Using a combination of court action, protest and news media coverage, the Tongaat Civic Association is placing the predominantly farming and rural community on the national agenda with one simple objective in mind — to get the taps working again.
After a series of protests, including one in which residents symbolically burned a plastic water tank supplied by authorities, they have finally been given time lines and a temporary solution until the area is again connected to the eThekwini metro water grid.
Tongaat Civic Association chairperson, Don Perumal, told bird that residents are not angry with the metro because of the devastation caused by the flood — and the unprecedented four days of persistent downpours blamed on climate change — but rather because of the indifference of politicians and officials.
“We were forced to act and bring city and government officials around the table, otherwise we would be nowhere near a solution to bring water back to the area,” said Perumal.
The area’s poorly maintained and aged water, sewerage and electricity infrastructure all took a beating during the storm, with upgrades and replacements still taking place.
Within 24 hours of the protests, which took place after 135 days without water and made national headlines, the provincial minister for co-operative governance and traditional affairs, Sihle Zikalala, along with the national minister for water and sanitation, Senzo Mchunu, and eThekwini mayor Mxolisi Kaunda, met the residents.
“One of the quick fixes we had been asking for was that the city divert some water into our local reservoir from a major water pipeline that ran right past Tongaat. They had refused to do so,” said Perumal. “It was only after the protest action that they agreed to undertake this by 15 September. However, by 8 September no work had commenced and we were again forced to have our lawyer write to them, threatening legal action if they did not complete the tie-in by the agreed date.”
The pipeline runs from a local dam to a number of affluent towns on the North Coast. Engineers, under pressure from residents, completed a tie-in for Tongaat and water was finally diverted to the Mamba reservoir, which services the northern areas of Tongaat.
“Over 10 000 people benefited from this tie-in. It was only because of our sustained pressure and action that it was completed.
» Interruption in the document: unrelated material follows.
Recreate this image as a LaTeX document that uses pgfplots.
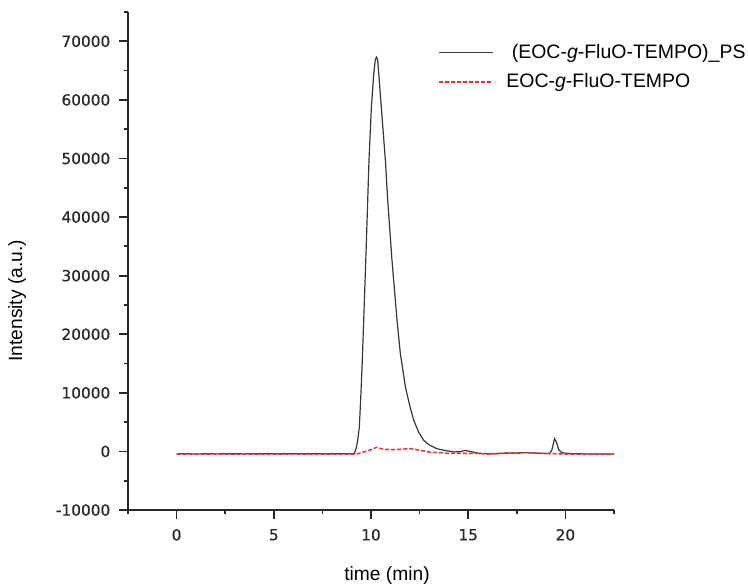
\documentclass[border=0pt]{standalone}
\usepackage{fontspec}
\setmainfont{Liberation Sans}
\newfontfamily\tickfont[FakeBold=0.6]{DejaVu Sans}
\usepackage{pgfplots}
\pgfplotsset{compat=1.18}
\definecolor{redd}{RGB}{235,45,60}
\definecolor{blk}{RGB}{55,55,55}
\definecolor{axc}{RGB}{40,40,40}
\begin{document}
\begin{tikzpicture}
\begin{axis}[
  at={(0,0)}, anchor=south west,
  scale only axis, width=364.5pt, height=373.5pt,
  xmin=-2.5, xmax=22.5, ymin=-10000, ymax=75000,
  axis lines=left,
  axis line style={-, axc, line width=1.6pt},
  every outer x axis line/.append style={-},
  every outer y axis line/.append style={-},
  xtick={0,5,10,15,20},
  ytick={-10000,0,10000,20000,30000,40000,50000,60000,70000},
  minor xtick={-2.5,2.5,7.5,12.5,17.5,22.5},
  minor ytick={-5000,5000,15000,25000,35000,45000,55000,65000,75000},
  tick align=outside,
  major tick length=6.75pt, minor tick length=3pt,
  tick style={axc, line width=1.3pt},
  scaled y ticks=false,
  /pgf/number format/assume math mode=true,
  /pgf/number format/fixed,
  /pgf/number format/1000 sep={},
  ticklabel style={font=\tickfont\fontsize{11.5}{13}\selectfont, text=axc},
  xticklabel style={yshift=-4pt},
  yticklabel style={xshift=-3pt},
  xlabel={time (min)},
  ylabel={Intensity (a.u.)},
  label style={font=\fontsize{14.4}{16}\selectfont, text=black},
  xlabel style={at={(axis description cs:0.533,-0.1325)}, anchor=center},
  ylabel style={at={(axis description cs:-0.228,0.42)}, anchor=center},
  legend style={draw=none, fill=none, at={(axis description cs:0.638,0.941)}, anchor=north west,
    font=\fontsize{14.6}{17}\selectfont, row sep=6pt, inner sep=0pt},
  legend cell align=left,
  legend image code/.code={\draw[#1] (0pt,0pt) -- (40.5pt,0pt); \path (48pt,0pt);},
]
\addplot[blk, line width=0.9pt] coordinates {
(0,-420) (0.5,-400) (1,-430) (1.5,-400) (2,-420) (2.5,-410) (3,-400) (3.5,-420)
(4,-390) (4.5,-410) (5,-400) (5.5,-380) (6,-410) (6.5,-390) (7,-400) (7.5,-380)
(8,-400) (8.5,-390) (9,-380) (9.15,-350) (9.25,700) (9.32,2000) (9.4,4150)
(9.47,9000) (9.54,14400) (9.6,20000) (9.66,25800) (9.75,34500) (9.83,42800)
(9.9,50000) (10.02,58750) (10.14,64450) (10.22,66800) (10.28,67300) (10.34,66900)
(10.4,64450) (10.53,58750) (10.74,49700) (10.86,42800) (11.08,32600) (11.34,22350)
(11.51,16700) (11.77,11000) (12.0,7700) (12.2,5300) (12.45,3300) (12.71,1900)
(13.0,1100) (13.4,450) (13.9,100) (14.3,-100) (14.6,0) (14.85,150) (15.1,0)
(15.5,-300) (16,-400) (16.5,-380) (17,-300) (17.5,-250) (18,-200) (18.5,-300)
(19,-350) (19.2,-300) (19.3,200) (19.44,2170) (19.55,1500) (19.65,300) (19.8,-200)
(20,-300) (20.5,-400) (21,-420) (21.5,-430) (22,-450) (22.5,-450)
};
\addlegendentry{\ (EOC-\textit{g}-FluO-TEMPO)\_PS}
\addplot[redd, line width=1.1pt, dash pattern=on 3pt off 1.5pt] coordinates {
(0,-450) (1,-480) (2,-460) (3,-490) (4,-450) (5,-470) (6,-440) (7,-460) (8,-450)
(9,-460) (9.3,-420) (9.6,-100) (10.0,300) (10.3,700) (10.6,400) (11.0,300)
(11.5,350) (12.0,500) (12.5,200) (13.0,-100) (13.5,-200) (14,-350) (14.5,-300)
(15,-350) (15.5,-350) (16,-450) (16.5,-350) (17,-250) (17.5,-300) (18,-200)
(18.5,-300) (19,-350) (19.5,-400) (20,-450) (21,-500) (22,-500) (22.5,-520)
};
\addlegendentry{EOC-\textit{g}-FluO-TEMPO}
\end{axis}
\pgfresetboundingbox
\path[use as bounding box] (-96pt,-57.75pt) rectangle (465pt,382.5pt);
\end{tikzpicture}
\end{document}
Until then we had been without water for 160 days,” said Perumal.
“We have employed a multi-pronged approach that includes writing letters to the city, going on a national media blitz, protesting and issuing legal threats. It is what has worked. We don’t want to be friends with the city. We are doing business with them and we demand we get the services we pay for.”
Some of the town now has water but a secure supply is not guaranteed; Perumal and other local leaders said they were keeping an eye on October.
“We were told after the protest action that the oThongathi Water Treatment Plant, which was destroyed by the flood and which is our primary source of water, will be completed by October. We will keep the pressure on the city to meet this target,” he said.
Nearly 30 years ago, on 21 October 1994, the Tongaat Civic Association conferred the Freedom of the Town of Tongaat on the country’s greatest statesman — Nelson Mandela. When he was working underground, he used to have meetings with the then ANC leader, Chief Albert Luthuli, in Tongaat, where he said he was granted “safe refuge”.
“Tongaat has always had a progressive approach to activism. Even under the years of apartheid, Tongaat was a united community. It has always forged relationships with other communities such as Hambanathi,” said a former deputy mayor and Tongaat activist, Logie Naidoo.
“During both the 2021 July unrest — in which 354 people died and the regional economy took a beating in four days of unrestrained looting — and the recent floods, the community came together. From protecting neighbourhoods to providing water and food to the vulnerable, the spirit of community is absolutely amazing. There would have been far more deaths during the floods had this community not taken an active role,” Naidoo said.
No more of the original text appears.